- [STATED TASK] Single out the lines that include the word "matplotlib". Copy them.

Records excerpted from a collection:
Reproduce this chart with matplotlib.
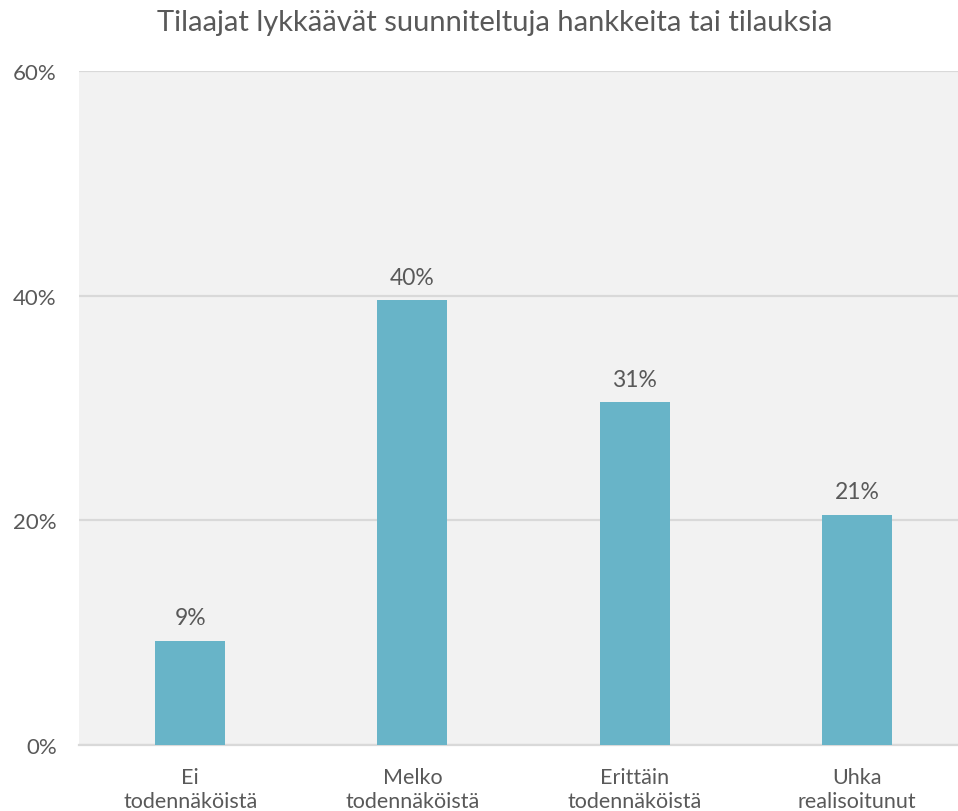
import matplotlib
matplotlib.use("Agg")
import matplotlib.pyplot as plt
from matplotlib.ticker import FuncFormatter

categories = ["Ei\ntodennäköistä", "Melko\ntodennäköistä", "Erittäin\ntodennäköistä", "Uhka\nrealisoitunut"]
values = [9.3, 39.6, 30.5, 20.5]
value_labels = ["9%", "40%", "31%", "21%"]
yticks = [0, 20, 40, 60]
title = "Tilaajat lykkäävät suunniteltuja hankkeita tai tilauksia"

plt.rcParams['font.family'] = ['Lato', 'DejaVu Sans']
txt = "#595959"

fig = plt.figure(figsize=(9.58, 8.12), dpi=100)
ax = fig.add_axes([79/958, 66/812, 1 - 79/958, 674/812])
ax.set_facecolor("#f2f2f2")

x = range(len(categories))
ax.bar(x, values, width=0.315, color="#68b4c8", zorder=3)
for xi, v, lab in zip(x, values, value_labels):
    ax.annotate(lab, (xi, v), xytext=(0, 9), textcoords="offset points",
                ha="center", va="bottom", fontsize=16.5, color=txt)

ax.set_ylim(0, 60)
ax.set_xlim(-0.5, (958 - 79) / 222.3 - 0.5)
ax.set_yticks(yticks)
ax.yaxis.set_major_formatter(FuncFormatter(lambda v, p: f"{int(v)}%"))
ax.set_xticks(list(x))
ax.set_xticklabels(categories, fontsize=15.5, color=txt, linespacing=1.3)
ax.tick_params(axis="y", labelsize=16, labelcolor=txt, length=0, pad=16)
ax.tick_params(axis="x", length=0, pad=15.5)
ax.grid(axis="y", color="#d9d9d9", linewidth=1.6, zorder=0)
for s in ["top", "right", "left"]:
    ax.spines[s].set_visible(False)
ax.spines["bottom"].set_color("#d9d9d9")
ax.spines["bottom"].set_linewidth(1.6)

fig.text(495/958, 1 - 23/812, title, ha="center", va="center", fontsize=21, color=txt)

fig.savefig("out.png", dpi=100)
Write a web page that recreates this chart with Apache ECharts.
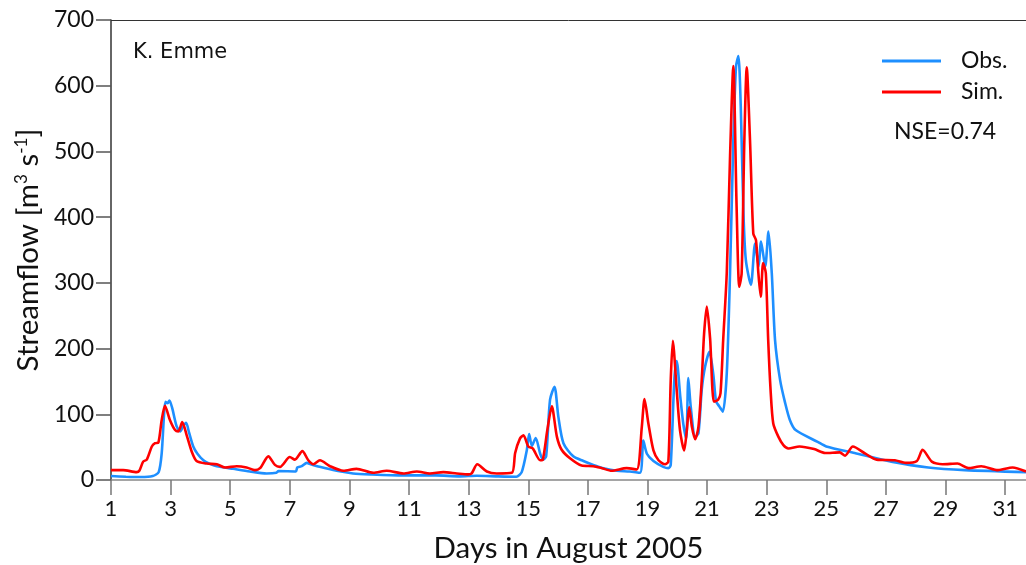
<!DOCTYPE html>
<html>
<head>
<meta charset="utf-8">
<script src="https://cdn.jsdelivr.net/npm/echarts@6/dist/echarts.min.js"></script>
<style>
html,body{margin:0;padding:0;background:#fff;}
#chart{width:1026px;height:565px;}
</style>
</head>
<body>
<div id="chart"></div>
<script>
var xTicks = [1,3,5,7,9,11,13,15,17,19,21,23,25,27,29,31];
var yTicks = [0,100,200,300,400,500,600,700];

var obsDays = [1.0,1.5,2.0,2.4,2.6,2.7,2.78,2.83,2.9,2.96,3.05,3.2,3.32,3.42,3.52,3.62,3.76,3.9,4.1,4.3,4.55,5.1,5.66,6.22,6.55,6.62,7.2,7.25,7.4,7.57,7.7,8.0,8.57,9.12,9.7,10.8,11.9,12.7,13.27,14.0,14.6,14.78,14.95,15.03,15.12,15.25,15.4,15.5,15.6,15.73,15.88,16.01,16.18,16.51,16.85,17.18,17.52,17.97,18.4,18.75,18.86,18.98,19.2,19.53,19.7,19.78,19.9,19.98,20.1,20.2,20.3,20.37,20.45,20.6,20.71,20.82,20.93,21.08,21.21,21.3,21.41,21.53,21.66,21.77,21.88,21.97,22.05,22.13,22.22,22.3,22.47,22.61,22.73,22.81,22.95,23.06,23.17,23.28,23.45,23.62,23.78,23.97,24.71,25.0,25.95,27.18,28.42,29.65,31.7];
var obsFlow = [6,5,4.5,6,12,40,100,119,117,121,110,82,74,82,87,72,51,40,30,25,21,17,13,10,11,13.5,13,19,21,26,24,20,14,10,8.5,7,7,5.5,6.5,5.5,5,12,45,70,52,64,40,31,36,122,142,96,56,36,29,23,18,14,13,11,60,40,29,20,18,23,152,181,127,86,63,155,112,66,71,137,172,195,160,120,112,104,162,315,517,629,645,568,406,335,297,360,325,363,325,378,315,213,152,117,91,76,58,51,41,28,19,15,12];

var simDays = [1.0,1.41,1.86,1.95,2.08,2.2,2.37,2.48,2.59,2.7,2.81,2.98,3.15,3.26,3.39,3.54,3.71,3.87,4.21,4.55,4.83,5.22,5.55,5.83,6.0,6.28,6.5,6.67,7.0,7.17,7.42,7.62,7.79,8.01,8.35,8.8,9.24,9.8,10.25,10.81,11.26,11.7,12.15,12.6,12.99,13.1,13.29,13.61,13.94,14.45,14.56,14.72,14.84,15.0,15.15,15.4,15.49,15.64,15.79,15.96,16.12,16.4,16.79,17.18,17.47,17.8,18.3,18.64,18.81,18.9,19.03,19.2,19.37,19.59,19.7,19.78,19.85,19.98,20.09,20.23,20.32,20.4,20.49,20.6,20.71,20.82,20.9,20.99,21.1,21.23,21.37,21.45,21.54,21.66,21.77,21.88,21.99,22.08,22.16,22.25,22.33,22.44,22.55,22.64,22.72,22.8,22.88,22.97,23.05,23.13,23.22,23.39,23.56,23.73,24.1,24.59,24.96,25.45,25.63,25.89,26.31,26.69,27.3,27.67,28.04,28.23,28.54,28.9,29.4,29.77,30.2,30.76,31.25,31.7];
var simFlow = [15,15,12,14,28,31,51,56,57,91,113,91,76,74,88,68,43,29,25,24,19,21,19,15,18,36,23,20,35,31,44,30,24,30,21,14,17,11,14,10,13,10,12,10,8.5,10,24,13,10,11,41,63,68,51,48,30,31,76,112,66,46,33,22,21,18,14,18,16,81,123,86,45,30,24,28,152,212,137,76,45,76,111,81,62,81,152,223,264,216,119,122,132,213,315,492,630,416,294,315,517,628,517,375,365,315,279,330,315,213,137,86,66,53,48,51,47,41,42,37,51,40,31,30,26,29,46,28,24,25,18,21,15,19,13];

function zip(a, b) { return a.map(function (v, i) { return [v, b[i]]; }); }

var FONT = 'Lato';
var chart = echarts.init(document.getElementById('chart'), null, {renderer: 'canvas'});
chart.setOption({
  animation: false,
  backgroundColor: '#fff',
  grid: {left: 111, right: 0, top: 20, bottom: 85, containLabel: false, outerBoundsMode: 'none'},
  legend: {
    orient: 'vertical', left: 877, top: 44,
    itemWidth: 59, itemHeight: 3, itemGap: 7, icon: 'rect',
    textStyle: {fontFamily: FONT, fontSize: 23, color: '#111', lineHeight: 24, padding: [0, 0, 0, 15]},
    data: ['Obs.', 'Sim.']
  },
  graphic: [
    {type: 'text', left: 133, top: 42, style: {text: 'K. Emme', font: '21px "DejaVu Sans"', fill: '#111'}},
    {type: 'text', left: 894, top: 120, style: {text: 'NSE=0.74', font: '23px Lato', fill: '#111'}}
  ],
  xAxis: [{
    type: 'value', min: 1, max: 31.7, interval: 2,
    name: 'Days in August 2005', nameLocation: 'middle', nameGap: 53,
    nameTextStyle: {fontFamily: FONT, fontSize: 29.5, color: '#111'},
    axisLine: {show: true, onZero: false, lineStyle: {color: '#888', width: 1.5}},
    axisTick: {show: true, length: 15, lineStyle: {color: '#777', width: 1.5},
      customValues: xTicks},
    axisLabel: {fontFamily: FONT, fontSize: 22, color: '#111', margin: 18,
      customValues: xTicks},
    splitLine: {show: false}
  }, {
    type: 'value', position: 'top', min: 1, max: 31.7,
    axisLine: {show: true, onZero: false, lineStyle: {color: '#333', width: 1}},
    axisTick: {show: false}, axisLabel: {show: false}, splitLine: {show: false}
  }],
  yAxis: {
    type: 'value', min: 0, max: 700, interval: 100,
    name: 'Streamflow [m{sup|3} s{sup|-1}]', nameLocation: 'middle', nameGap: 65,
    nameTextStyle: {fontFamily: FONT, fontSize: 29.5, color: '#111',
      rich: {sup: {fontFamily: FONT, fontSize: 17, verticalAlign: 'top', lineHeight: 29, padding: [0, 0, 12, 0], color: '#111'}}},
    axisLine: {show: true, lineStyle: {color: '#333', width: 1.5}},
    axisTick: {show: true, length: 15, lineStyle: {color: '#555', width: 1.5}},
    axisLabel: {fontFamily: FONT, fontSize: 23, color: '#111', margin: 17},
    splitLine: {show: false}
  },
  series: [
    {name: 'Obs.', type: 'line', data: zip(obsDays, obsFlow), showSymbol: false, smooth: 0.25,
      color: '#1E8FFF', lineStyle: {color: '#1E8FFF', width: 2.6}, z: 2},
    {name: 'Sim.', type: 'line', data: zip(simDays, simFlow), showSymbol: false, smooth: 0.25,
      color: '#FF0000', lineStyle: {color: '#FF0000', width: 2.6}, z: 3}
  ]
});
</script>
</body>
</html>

- [FINISHED TASK]
Reproduce this chart with matplotlib.
import matplotlib
matplotlib.use("Agg")
import matplotlib.pyplot as plt
from matplotlib.ticker import FuncFormatter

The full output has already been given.